GDPR assessment tools
Snow Software GDPR Risk Assessment identifies more than 23,000 application versions that hold or transmit personal data. It also provides visibility of devices, users and applications, whether on premises, in the cloud or mobile. Passive scanning means agents do not have to be installed on endpoints. It can flag devices that do not have appropriate GDPR security controls so that the organization knows where its data is, who is using it and how it is protected.
The International Association of Privacy Professionals (IAPP) and TRUSTe GDPR Readiness Assessment tool is available as a special single-user version of the TRUSTe Assessment Manager.

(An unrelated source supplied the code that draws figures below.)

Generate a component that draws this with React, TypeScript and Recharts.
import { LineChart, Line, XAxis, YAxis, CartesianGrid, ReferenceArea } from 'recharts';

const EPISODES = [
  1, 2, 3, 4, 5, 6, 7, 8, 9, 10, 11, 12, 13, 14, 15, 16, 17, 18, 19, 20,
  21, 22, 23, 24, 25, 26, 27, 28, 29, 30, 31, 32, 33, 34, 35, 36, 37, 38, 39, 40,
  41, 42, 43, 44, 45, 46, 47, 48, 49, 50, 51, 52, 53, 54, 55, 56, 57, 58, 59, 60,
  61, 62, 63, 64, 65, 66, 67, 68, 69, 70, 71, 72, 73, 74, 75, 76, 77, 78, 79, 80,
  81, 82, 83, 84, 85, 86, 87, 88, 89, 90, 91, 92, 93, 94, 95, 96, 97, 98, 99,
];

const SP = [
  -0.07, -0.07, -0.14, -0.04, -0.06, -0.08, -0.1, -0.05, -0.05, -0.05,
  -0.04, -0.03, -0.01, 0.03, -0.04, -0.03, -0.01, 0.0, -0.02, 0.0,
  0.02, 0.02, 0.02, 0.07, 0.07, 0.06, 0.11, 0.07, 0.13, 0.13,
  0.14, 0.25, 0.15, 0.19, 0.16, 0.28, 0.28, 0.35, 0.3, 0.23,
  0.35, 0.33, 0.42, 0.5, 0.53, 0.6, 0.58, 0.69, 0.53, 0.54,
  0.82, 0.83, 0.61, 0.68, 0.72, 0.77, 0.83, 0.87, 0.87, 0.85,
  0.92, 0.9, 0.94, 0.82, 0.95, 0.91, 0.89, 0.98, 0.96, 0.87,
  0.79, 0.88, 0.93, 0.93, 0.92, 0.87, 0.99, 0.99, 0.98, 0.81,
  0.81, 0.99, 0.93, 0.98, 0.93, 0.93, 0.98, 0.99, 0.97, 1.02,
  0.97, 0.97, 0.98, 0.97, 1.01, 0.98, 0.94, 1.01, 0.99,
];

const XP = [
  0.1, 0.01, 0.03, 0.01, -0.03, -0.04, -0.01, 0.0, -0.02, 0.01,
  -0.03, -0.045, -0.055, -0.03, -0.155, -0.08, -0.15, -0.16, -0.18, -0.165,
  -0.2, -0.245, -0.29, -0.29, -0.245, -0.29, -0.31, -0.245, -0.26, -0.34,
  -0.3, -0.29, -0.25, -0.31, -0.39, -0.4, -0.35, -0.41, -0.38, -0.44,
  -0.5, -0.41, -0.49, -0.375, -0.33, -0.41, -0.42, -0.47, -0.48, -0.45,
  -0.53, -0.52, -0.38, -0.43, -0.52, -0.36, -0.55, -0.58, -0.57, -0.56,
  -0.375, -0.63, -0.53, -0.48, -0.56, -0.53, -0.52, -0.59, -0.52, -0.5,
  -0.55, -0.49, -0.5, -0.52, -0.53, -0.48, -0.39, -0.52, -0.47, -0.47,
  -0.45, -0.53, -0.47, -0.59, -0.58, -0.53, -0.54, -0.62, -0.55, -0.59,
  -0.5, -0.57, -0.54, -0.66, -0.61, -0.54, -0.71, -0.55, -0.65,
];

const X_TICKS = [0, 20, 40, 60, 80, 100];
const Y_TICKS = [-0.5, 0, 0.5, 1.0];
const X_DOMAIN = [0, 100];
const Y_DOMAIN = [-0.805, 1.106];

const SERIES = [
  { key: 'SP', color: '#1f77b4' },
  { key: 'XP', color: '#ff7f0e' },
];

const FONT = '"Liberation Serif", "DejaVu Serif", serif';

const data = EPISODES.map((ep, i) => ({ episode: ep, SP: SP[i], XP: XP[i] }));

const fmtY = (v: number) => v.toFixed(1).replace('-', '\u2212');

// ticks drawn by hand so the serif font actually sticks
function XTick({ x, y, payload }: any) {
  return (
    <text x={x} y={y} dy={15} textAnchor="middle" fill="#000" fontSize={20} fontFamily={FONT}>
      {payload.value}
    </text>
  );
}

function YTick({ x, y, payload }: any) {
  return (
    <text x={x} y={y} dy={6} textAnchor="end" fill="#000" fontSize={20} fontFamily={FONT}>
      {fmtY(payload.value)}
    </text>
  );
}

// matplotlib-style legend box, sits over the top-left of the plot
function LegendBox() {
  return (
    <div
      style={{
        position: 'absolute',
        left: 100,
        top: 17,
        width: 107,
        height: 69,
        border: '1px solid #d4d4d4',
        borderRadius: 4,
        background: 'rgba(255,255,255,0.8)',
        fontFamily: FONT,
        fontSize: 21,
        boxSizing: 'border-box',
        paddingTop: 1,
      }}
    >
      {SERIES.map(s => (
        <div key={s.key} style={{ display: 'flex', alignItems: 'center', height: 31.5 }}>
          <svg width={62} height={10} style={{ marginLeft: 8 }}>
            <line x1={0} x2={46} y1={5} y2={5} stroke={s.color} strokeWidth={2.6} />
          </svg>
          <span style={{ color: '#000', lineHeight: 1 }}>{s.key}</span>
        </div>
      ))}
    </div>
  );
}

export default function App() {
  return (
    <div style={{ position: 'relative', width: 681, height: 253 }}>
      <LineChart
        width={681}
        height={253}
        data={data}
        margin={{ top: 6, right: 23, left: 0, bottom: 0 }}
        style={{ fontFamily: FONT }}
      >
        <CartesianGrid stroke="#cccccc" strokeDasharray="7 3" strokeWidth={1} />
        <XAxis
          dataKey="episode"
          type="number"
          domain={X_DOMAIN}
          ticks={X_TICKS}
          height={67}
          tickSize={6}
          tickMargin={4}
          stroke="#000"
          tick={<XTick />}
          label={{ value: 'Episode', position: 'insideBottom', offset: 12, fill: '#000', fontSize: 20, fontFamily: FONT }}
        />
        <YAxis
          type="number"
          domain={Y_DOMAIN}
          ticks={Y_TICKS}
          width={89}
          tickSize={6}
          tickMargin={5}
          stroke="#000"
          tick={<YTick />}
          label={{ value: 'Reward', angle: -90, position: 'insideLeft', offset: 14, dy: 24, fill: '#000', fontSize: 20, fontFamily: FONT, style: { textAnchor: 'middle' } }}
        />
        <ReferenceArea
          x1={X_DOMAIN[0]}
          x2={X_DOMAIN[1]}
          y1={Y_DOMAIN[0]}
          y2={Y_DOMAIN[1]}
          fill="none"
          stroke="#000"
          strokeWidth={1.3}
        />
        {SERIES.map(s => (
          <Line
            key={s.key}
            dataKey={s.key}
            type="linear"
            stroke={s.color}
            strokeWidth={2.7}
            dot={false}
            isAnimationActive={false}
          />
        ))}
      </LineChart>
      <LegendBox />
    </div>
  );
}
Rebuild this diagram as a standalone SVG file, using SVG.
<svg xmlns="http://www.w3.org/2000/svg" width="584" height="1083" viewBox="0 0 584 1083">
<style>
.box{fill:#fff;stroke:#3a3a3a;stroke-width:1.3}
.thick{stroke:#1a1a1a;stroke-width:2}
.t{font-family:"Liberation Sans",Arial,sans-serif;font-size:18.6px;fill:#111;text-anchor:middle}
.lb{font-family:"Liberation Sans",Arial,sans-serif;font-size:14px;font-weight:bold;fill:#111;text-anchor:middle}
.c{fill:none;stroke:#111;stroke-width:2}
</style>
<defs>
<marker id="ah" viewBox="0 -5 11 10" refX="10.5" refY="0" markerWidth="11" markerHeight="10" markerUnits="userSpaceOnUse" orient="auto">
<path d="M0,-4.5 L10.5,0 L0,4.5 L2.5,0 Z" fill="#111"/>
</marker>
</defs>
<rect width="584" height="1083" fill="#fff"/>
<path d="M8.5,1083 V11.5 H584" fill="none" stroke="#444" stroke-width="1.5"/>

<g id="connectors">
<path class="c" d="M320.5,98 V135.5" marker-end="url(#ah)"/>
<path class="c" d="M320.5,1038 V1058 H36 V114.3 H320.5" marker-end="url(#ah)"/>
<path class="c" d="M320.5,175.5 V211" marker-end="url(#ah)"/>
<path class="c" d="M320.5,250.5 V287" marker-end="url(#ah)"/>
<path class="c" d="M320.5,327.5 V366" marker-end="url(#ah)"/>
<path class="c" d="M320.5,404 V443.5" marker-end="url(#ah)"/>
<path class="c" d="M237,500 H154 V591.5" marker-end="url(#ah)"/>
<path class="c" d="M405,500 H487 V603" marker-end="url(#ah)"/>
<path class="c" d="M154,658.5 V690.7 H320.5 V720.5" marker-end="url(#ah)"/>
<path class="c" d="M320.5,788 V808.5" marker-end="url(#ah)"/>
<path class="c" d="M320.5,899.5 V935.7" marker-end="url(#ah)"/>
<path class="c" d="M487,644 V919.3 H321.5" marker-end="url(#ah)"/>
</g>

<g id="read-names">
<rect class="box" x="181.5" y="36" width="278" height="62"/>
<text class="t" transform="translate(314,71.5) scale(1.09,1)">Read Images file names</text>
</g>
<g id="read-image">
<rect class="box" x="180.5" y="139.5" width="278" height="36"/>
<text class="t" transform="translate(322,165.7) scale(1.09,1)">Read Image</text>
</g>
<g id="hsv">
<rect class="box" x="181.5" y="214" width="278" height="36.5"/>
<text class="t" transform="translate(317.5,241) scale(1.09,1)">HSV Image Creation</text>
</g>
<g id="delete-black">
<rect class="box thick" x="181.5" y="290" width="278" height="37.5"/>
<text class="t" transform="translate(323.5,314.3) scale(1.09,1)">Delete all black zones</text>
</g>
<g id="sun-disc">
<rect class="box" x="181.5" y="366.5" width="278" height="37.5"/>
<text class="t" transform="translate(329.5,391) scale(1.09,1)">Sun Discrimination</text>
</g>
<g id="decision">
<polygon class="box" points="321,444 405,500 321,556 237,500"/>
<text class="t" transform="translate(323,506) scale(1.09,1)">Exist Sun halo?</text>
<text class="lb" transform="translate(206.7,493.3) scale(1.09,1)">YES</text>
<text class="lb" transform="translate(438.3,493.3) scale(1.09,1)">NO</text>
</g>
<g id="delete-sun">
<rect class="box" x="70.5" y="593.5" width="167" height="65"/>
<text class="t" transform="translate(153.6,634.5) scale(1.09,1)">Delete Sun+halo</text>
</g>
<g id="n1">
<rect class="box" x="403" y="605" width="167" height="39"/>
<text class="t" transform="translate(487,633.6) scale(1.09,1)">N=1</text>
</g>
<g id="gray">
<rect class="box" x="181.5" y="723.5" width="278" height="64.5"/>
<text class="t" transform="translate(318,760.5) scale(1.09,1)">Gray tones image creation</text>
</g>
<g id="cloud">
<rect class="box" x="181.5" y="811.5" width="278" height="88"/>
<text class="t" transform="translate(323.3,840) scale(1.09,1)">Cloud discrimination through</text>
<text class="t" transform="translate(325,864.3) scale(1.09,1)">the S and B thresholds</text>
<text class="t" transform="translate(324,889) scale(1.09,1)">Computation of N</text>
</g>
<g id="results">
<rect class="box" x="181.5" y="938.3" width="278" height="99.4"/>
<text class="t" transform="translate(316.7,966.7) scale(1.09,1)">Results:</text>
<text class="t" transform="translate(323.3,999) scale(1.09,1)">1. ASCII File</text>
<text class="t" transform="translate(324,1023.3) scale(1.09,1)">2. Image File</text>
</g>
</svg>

Created for IAPP members, it contains more than 60 questions mapped to key GDPR requirements and produces a gap analysis with recommended steps for remediation. The assessment tool is cloud-based and does not require a software download; IAPP members can activate a free account. It integrates with a variety of existing applications and hosting environments, including Amazon Web Services and Alibaba Cloud.
The DB Networks DBN-6300 is a security appliance using artificial intelligence and deep protocol analysis to give visibility into database infrastructure activities. It also non-intrusively discovers databases containing PII and connected applications, and automatically maps how the information is being processed. The DBN-6300 performs passive scanning on a network terminal access point rather than using active scanning, which can miss undocumented databases. It is available as a physical appliance or in an Open Virtualization Format (OVF) and supports database management systems including Oracle server, Microsoft SQL Server, and SAP Sybase ASE. The virtual machine supports VMware vSwitch, dvSwitch, and a software-defined network (SDN) platform configured to allow network tapping.